__Task to complete__: Write out the data below exactly as given, without any of its pictures.

__Data segment__:
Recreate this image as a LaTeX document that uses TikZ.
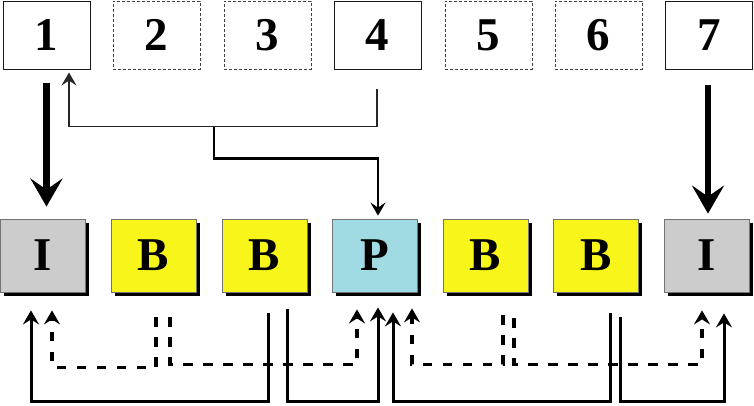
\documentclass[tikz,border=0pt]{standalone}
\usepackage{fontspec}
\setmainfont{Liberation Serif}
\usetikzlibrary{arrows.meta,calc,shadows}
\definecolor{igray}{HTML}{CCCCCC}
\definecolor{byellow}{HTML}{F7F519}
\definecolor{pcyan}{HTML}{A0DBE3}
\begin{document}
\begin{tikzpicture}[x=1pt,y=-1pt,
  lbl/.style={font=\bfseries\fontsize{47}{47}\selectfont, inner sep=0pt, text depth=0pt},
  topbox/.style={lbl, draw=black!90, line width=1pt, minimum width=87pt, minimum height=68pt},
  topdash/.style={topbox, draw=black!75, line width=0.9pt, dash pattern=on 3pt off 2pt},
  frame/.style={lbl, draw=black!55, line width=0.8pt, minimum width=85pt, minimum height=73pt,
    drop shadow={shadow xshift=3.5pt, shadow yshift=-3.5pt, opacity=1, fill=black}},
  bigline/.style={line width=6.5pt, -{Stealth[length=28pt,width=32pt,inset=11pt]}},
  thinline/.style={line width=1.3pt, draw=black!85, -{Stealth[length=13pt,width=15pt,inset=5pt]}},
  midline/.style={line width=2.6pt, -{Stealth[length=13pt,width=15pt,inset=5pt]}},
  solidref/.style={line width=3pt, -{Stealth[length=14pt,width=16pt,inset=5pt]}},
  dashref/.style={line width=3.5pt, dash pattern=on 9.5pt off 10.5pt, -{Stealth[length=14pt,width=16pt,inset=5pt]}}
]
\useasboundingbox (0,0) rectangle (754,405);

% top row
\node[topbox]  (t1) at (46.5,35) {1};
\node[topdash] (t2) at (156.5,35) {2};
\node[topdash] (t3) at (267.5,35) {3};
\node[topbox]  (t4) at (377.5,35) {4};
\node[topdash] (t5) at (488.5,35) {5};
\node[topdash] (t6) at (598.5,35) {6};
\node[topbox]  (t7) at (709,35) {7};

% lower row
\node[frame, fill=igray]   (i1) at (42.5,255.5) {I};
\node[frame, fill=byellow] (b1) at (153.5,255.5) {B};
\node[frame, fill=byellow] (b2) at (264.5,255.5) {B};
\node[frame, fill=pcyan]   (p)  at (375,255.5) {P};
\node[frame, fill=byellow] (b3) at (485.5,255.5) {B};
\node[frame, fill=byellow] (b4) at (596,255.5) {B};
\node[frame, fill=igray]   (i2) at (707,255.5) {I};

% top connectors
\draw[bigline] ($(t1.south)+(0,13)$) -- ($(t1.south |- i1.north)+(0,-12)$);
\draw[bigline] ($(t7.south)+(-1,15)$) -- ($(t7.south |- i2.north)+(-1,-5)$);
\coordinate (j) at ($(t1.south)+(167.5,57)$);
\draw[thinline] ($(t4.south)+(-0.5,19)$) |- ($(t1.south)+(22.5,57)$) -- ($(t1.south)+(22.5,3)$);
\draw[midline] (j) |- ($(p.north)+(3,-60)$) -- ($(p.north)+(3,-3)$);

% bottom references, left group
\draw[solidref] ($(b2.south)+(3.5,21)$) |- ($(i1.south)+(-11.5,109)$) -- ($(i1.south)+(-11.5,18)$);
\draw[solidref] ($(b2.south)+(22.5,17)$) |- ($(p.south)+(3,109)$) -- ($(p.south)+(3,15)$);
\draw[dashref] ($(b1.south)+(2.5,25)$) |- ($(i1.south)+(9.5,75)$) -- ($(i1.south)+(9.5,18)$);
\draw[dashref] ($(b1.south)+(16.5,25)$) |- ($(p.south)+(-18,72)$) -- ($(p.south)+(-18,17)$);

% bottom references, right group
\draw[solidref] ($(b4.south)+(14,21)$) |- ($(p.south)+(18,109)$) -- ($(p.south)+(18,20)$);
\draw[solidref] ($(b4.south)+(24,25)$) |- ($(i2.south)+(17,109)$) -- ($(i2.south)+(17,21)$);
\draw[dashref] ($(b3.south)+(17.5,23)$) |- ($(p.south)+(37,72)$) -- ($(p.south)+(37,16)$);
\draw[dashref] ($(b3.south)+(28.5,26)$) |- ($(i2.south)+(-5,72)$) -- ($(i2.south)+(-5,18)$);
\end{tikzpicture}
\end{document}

__Solution for this task__:
Recreate this image as a LaTeX document that uses TikZ.
\documentclass[tikz,border=0pt]{standalone}
\usepackage{fontspec}
\setmainfont{Liberation Serif}
\usetikzlibrary{arrows.meta,calc,shadows}
\definecolor{igray}{HTML}{CCCCCC}
\definecolor{byellow}{HTML}{F7F519}
\definecolor{pcyan}{HTML}{A0DBE3}
\begin{document}
\begin{tikzpicture}[x=1pt,y=-1pt,
  lbl/.style={font=\bfseries\fontsize{47}{47}\selectfont, inner sep=0pt, text depth=0pt},
  topbox/.style={lbl, draw=black!90, line width=1pt, minimum width=87pt, minimum height=68pt},
  topdash/.style={topbox, draw=black!75, line width=0.9pt, dash pattern=on 3pt off 2pt},
  frame/.style={lbl, draw=black!55, line width=0.8pt, minimum width=85pt, minimum height=73pt,
    drop shadow={shadow xshift=3.5pt, shadow yshift=-3.5pt, opacity=1, fill=black}},
  bigline/.style={line width=6.5pt, -{Stealth[length=28pt,width=32pt,inset=11pt]}},
  thinline/.style={line width=1.3pt, draw=black!85, -{Stealth[length=13pt,width=15pt,inset=5pt]}},
  midline/.style={line width=2.6pt, -{Stealth[length=13pt,width=15pt,inset=5pt]}},
  solidref/.style={line width=3pt, -{Stealth[length=14pt,width=16pt,inset=5pt]}},
  dashref/.style={line width=3.5pt, dash pattern=on 9.5pt off 10.5pt, -{Stealth[length=14pt,width=16pt,inset=5pt]}}
]
\useasboundingbox (0,0) rectangle (754,405);

% top row
\node[topbox]  (t1) at (46.5,35) {1};
\node[topdash] (t2) at (156.5,35) {2};
\node[topdash] (t3) at (267.5,35) {3};
\node[topbox]  (t4) at (377.5,35) {4};
\node[topdash] (t5) at (488.5,35) {5};
\node[topdash] (t6) at (598.5,35) {6};
\node[topbox]  (t7) at (709,35) {7};

% lower row
\node[frame, fill=igray]   (i1) at (42.5,255.5) {I};
\node[frame, fill=byellow] (b1) at (153.5,255.5) {B};
\node[frame, fill=byellow] (b2) at (264.5,255.5) {B};
\node[frame, fill=pcyan]   (p)  at (375,255.5) {P};
\node[frame, fill=byellow] (b3) at (485.5,255.5) {B};
\node[frame, fill=byellow] (b4) at (596,255.5) {B};
\node[frame, fill=igray]   (i2) at (707,255.5) {I};

% top connectors
\draw[bigline] ($(t1.south)+(0,13)$) -- ($(t1.south |- i1.north)+(0,-12)$);
\draw[bigline] ($(t7.south)+(-1,15)$) -- ($(t7.south |- i2.north)+(-1,-5)$);
\coordinate (j) at ($(t1.south)+(167.5,57)$);
\draw[thinline] ($(t4.south)+(-0.5,19)$) |- ($(t1.south)+(22.5,57)$) -- ($(t1.south)+(22.5,3)$);
\draw[midline] (j) |- ($(p.north)+(3,-60)$) -- ($(p.north)+(3,-3)$);

% bottom references, left group
\draw[solidref] ($(b2.south)+(3.5,21)$) |- ($(i1.south)+(-11.5,109)$) -- ($(i1.south)+(-11.5,18)$);
\draw[solidref] ($(b2.south)+(22.5,17)$) |- ($(p.south)+(3,109)$) -- ($(p.south)+(3,15)$);
\draw[dashref] ($(b1.south)+(2.5,25)$) |- ($(i1.south)+(9.5,75)$) -- ($(i1.south)+(9.5,18)$);
\draw[dashref] ($(b1.south)+(16.5,25)$) |- ($(p.south)+(-18,72)$) -- ($(p.south)+(-18,17)$);

% bottom references, right group
\draw[solidref] ($(b4.south)+(14,21)$) |- ($(p.south)+(18,109)$) -- ($(p.south)+(18,20)$);
\draw[solidref] ($(b4.south)+(24,25)$) |- ($(i2.south)+(17,109)$) -- ($(i2.south)+(17,21)$);
\draw[dashref] ($(b3.south)+(17.5,23)$) |- ($(p.south)+(37,72)$) -- ($(p.south)+(37,16)$);
\draw[dashref] ($(b3.south)+(28.5,26)$) |- ($(i2.south)+(-5,72)$) -- ($(i2.south)+(-5,18)$);
\end{tikzpicture}
\end{document}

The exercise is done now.